▸ **WHAT NEEDS TO BE DONE**:
Copy out the listing that follows, exactly, without its pictures.

[Start DATA TO PROCESS]

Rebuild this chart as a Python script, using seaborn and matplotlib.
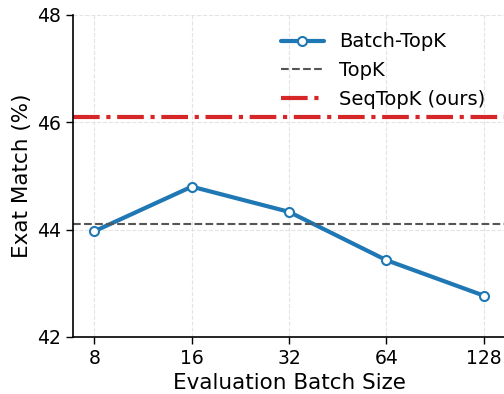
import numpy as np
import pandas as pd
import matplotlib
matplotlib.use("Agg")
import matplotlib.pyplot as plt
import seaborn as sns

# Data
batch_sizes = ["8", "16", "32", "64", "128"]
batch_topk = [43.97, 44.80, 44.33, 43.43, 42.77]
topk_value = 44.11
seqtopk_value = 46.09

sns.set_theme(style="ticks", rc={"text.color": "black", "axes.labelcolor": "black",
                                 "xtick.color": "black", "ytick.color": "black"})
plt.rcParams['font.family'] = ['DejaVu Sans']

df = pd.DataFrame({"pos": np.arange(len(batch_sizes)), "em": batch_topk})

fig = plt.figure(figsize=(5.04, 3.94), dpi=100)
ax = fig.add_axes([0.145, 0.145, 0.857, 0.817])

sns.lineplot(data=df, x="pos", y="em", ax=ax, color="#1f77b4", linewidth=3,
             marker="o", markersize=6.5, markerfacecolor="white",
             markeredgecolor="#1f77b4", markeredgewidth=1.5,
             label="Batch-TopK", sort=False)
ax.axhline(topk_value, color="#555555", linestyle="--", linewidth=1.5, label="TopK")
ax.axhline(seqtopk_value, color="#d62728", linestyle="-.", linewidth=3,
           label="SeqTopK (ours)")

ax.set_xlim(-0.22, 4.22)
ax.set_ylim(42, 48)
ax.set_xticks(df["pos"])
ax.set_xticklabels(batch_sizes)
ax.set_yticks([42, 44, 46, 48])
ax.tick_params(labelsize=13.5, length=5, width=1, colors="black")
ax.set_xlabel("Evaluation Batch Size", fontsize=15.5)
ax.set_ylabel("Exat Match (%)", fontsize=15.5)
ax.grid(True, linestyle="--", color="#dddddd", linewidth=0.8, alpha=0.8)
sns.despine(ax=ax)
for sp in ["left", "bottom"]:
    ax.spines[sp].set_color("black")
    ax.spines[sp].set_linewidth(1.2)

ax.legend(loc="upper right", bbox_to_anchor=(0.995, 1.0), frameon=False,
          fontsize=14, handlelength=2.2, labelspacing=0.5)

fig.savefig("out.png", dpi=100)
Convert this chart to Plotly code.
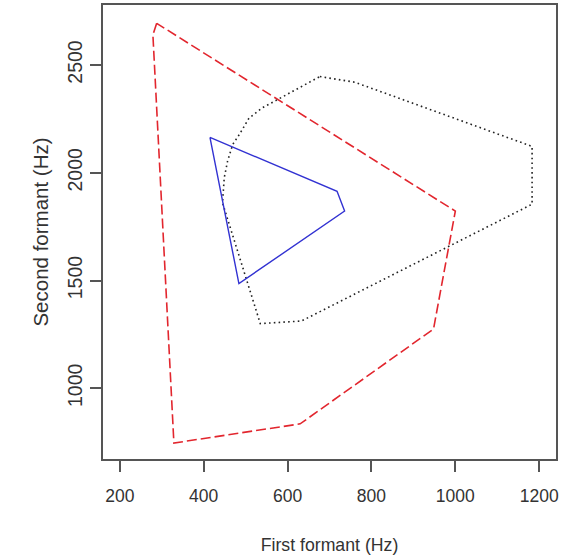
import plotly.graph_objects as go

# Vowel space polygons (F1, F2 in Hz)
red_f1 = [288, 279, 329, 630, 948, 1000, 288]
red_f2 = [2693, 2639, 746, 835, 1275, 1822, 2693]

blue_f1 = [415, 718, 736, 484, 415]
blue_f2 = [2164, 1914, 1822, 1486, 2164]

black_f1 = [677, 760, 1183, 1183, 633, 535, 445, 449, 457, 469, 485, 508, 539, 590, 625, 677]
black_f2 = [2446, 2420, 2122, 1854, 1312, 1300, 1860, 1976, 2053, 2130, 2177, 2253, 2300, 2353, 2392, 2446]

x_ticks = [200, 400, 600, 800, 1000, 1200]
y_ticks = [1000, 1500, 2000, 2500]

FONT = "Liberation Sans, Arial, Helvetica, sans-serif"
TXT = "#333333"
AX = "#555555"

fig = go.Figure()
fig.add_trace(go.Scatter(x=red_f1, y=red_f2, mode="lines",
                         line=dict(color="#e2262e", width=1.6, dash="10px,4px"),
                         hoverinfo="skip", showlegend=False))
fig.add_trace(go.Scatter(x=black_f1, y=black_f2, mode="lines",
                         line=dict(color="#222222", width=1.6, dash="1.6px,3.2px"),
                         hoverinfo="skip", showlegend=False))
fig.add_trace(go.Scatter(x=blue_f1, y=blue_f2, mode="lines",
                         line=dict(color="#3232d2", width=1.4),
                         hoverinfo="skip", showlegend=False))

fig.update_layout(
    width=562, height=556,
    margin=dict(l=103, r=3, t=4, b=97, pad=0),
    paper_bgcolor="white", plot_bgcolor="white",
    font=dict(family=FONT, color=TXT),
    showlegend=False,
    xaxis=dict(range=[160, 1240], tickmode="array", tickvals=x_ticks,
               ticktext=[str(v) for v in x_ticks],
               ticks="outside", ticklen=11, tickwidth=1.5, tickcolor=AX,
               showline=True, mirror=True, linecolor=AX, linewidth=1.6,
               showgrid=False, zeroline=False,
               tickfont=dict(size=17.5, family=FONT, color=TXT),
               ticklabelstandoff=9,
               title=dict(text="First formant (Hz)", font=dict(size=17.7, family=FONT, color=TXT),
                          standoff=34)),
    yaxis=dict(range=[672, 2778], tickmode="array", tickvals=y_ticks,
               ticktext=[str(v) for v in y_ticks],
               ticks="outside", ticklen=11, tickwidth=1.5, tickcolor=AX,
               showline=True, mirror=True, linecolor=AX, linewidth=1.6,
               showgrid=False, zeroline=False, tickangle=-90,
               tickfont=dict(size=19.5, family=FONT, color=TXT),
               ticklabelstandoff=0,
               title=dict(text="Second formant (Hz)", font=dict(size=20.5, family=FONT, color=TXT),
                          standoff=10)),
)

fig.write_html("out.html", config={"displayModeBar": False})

[End DATA TO PROCESS]

▸ **FINISHED TASK**:
Rebuild this chart as a Python script, using seaborn and matplotlib.
import numpy as np
import pandas as pd
import matplotlib
matplotlib.use("Agg")
import matplotlib.pyplot as plt
import seaborn as sns

# Data
batch_sizes = ["8", "16", "32", "64", "128"]
batch_topk = [43.97, 44.80, 44.33, 43.43, 42.77]
topk_value = 44.11
seqtopk_value = 46.09

sns.set_theme(style="ticks", rc={"text.color": "black", "axes.labelcolor": "black",
                                 "xtick.color": "black", "ytick.color": "black"})
plt.rcParams['font.family'] = ['DejaVu Sans']

df = pd.DataFrame({"pos": np.arange(len(batch_sizes)), "em": batch_topk})

fig = plt.figure(figsize=(5.04, 3.94), dpi=100)
ax = fig.add_axes([0.145, 0.145, 0.857, 0.817])

sns.lineplot(data=df, x="pos", y="em", ax=ax, color="#1f77b4", linewidth=3,
             marker="o", markersize=6.5, markerfacecolor="white",
             markeredgecolor="#1f77b4", markeredgewidth=1.5,
             label="Batch-TopK", sort=False)
ax.axhline(topk_value, color="#555555", linestyle="--", linewidth=1.5, label="TopK")
ax.axhline(seqtopk_value, color="#d62728", linestyle="-.", linewidth=3,
           label="SeqTopK (ours)")

ax.set_xlim(-0.22, 4.22)
ax.set_ylim(42, 48)
ax.set_xticks(df["pos"])
ax.set_xticklabels(batch_sizes)
ax.set_yticks([42, 44, 46, 48])
ax.tick_params(labelsize=13.5, length=5, width=1, colors="black")
ax.set_xlabel("Evaluation Batch Size", fontsize=15.5)
ax.set_ylabel("Exat Match (%)", fontsize=15.5)
ax.grid(True, linestyle="--", color="#dddddd", linewidth=0.8, alpha=0.8)
sns.despine(ax=ax)
for sp in ["left", "bottom"]:
    ax.spines[sp].set_color("black")
    ax.spines[sp].set_linewidth(1.2)

ax.legend(loc="upper right", bbox_to_anchor=(0.995, 1.0), frameon=False,
          fontsize=14, handlelength=2.2, labelspacing=0.5)

fig.savefig("out.png", dpi=100)
Convert this chart to Plotly code.
import plotly.graph_objects as go

# Vowel space polygons (F1, F2 in Hz)
red_f1 = [288, 279, 329, 630, 948, 1000, 288]
red_f2 = [2693, 2639, 746, 835, 1275, 1822, 2693]

blue_f1 = [415, 718, 736, 484, 415]
blue_f2 = [2164, 1914, 1822, 1486, 2164]

black_f1 = [677, 760, 1183, 1183, 633, 535, 445, 449, 457, 469, 485, 508, 539, 590, 625, 677]
black_f2 = [2446, 2420, 2122, 1854, 1312, 1300, 1860, 1976, 2053, 2130, 2177, 2253, 2300, 2353, 2392, 2446]

x_ticks = [200, 400, 600, 800, 1000, 1200]
y_ticks = [1000, 1500, 2000, 2500]

FONT = "Liberation Sans, Arial, Helvetica, sans-serif"
TXT = "#333333"
AX = "#555555"

fig = go.Figure()
fig.add_trace(go.Scatter(x=red_f1, y=red_f2, mode="lines",
                         line=dict(color="#e2262e", width=1.6, dash="10px,4px"),
                         hoverinfo="skip", showlegend=False))
fig.add_trace(go.Scatter(x=black_f1, y=black_f2, mode="lines",
                         line=dict(color="#222222", width=1.6, dash="1.6px,3.2px"),
                         hoverinfo="skip", showlegend=False))
fig.add_trace(go.Scatter(x=blue_f1, y=blue_f2, mode="lines",
                         line=dict(color="#3232d2", width=1.4),
                         hoverinfo="skip", showlegend=False))

fig.update_layout(
    width=562, height=556,
    margin=dict(l=103, r=3, t=4, b=97, pad=0),
    paper_bgcolor="white", plot_bgcolor="white",
    font=dict(family=FONT, color=TXT),
    showlegend=False,
    xaxis=dict(range=[160, 1240], tickmode="array", tickvals=x_ticks,
               ticktext=[str(v) for v in x_ticks],
               ticks="outside", ticklen=11, tickwidth=1.5, tickcolor=AX,
               showline=True, mirror=True, linecolor=AX, linewidth=1.6,
               showgrid=False, zeroline=False,
               tickfont=dict(size=17.5, family=FONT, color=TXT),
               ticklabelstandoff=9,
               title=dict(text="First formant (Hz)", font=dict(size=17.7, family=FONT, color=TXT),
                          standoff=34)),
    yaxis=dict(range=[672, 2778], tickmode="array", tickvals=y_ticks,
               ticktext=[str(v) for v in y_ticks],
               ticks="outside", ticklen=11, tickwidth=1.5, tickcolor=AX,
               showline=True, mirror=True, linecolor=AX, linewidth=1.6,
               showgrid=False, zeroline=False, tickangle=-90,
               tickfont=dict(size=19.5, family=FONT, color=TXT),
               ticklabelstandoff=0,
               title=dict(text="Second formant (Hz)", font=dict(size=20.5, family=FONT, color=TXT),
                          standoff=10)),
)

fig.write_html("out.html", config={"displayModeBar": False})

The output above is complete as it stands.